Monday, August 27, 2012

My Embarrassing Secret

Okay...almost nobody knows this about me. So it feels kind of odd writing about it where several hundred people will see it.

I'm a librarian, and I can't read a book.

I used to love reading, especially teen novels and adult non-fiction. I would usually read a book a day.

About ten years ago, I noticed that I was having some difficulty following narratives. About two years later I found myself having to re-read paragraphs a few times to get the gist of what they were saying. Today, a book is a major challenge for me that I rarely take on.

I forced myself through the Hunger Games trilogy, with great effort and a lot of time. I bring books home from work, but they sit by my bed until I give up and bring them back.
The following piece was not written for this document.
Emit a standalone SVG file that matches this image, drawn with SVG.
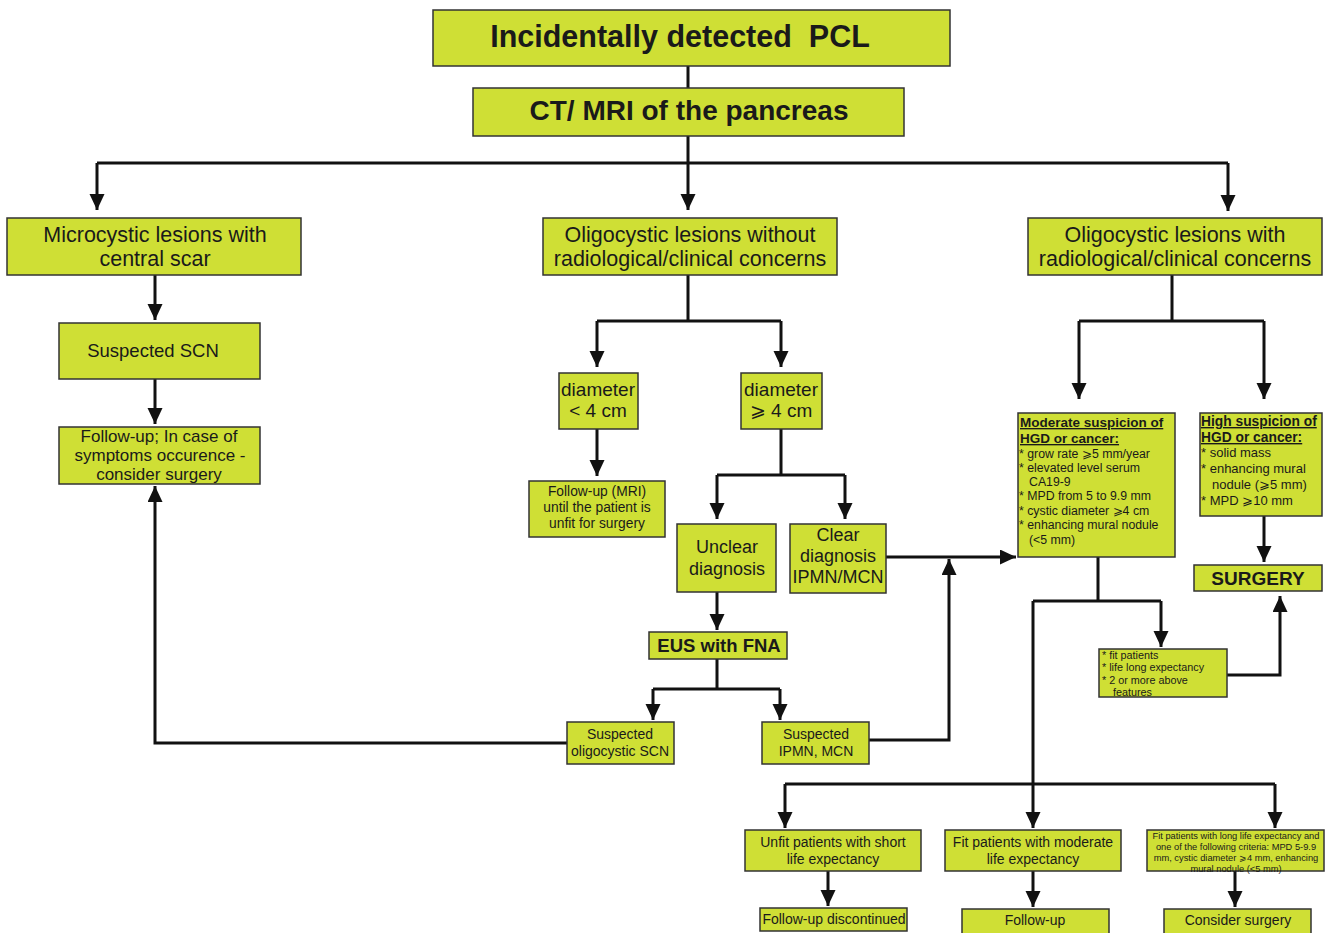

I do this regularly, out of habit and a strong hope that one day the curse will be broken and I will return to the library triumphant, having finished the small stack of items.

I love reading. I have since I was six years old. When this started, I assumed that I had become mentally lazy, or burned out.

I had been diagnosed with major depressive disorder in 2000, after being diagnosed with mild depression by my family doctor in 1999. There was no reason for that diagnosis to impair my ability to read.

It just keeps getting worse and worse, and it's embarrassing. I can read small sections of reports, but anything of any length is a huge issue.

Now, I have a proper diagnosis. It turns out that in 2000 the only time doctors had seen me was when I was depressed. I recently had a full work-up done by a psychiatrist, and to my surprise (but not to my wife or friends), I'm bipolar with an anxiety disorder. (On average, it takes fifteen years to get a proper diagnosis for type II bipolar disorder. I beat that by three. Booyah! Take that, average diagnosis time!).

I managed to find an excerpt of a paper published at psycheducation.org that talks about racing thoughts (which I have with hypomania) and anxiety:

When this is severe, people who enjoy books can find themselves completely unable to read: they just go over and over the same paragraph and it doesn't "sink in."

I told my doctor about this. We think that when I'm depressed, I'm not motivated to read. When I'm hypomanic, my thoughts are racing. Once we get my bipolar and anxiety under control, we both are hoping that my reading will improve.

The silver lining? Now that I've been a non-reader for eight years, I have great respect (and a better understanding) for people with reading difficulties who have the courage to visit the library.

They don't come in the door and see limitless opportunities for learning.

The come for a CD. DVD, newsaper or magazine; or a simply a place to sit, in spite of being surrounded by shelves and shelves of what to many of them are reminders of their failings.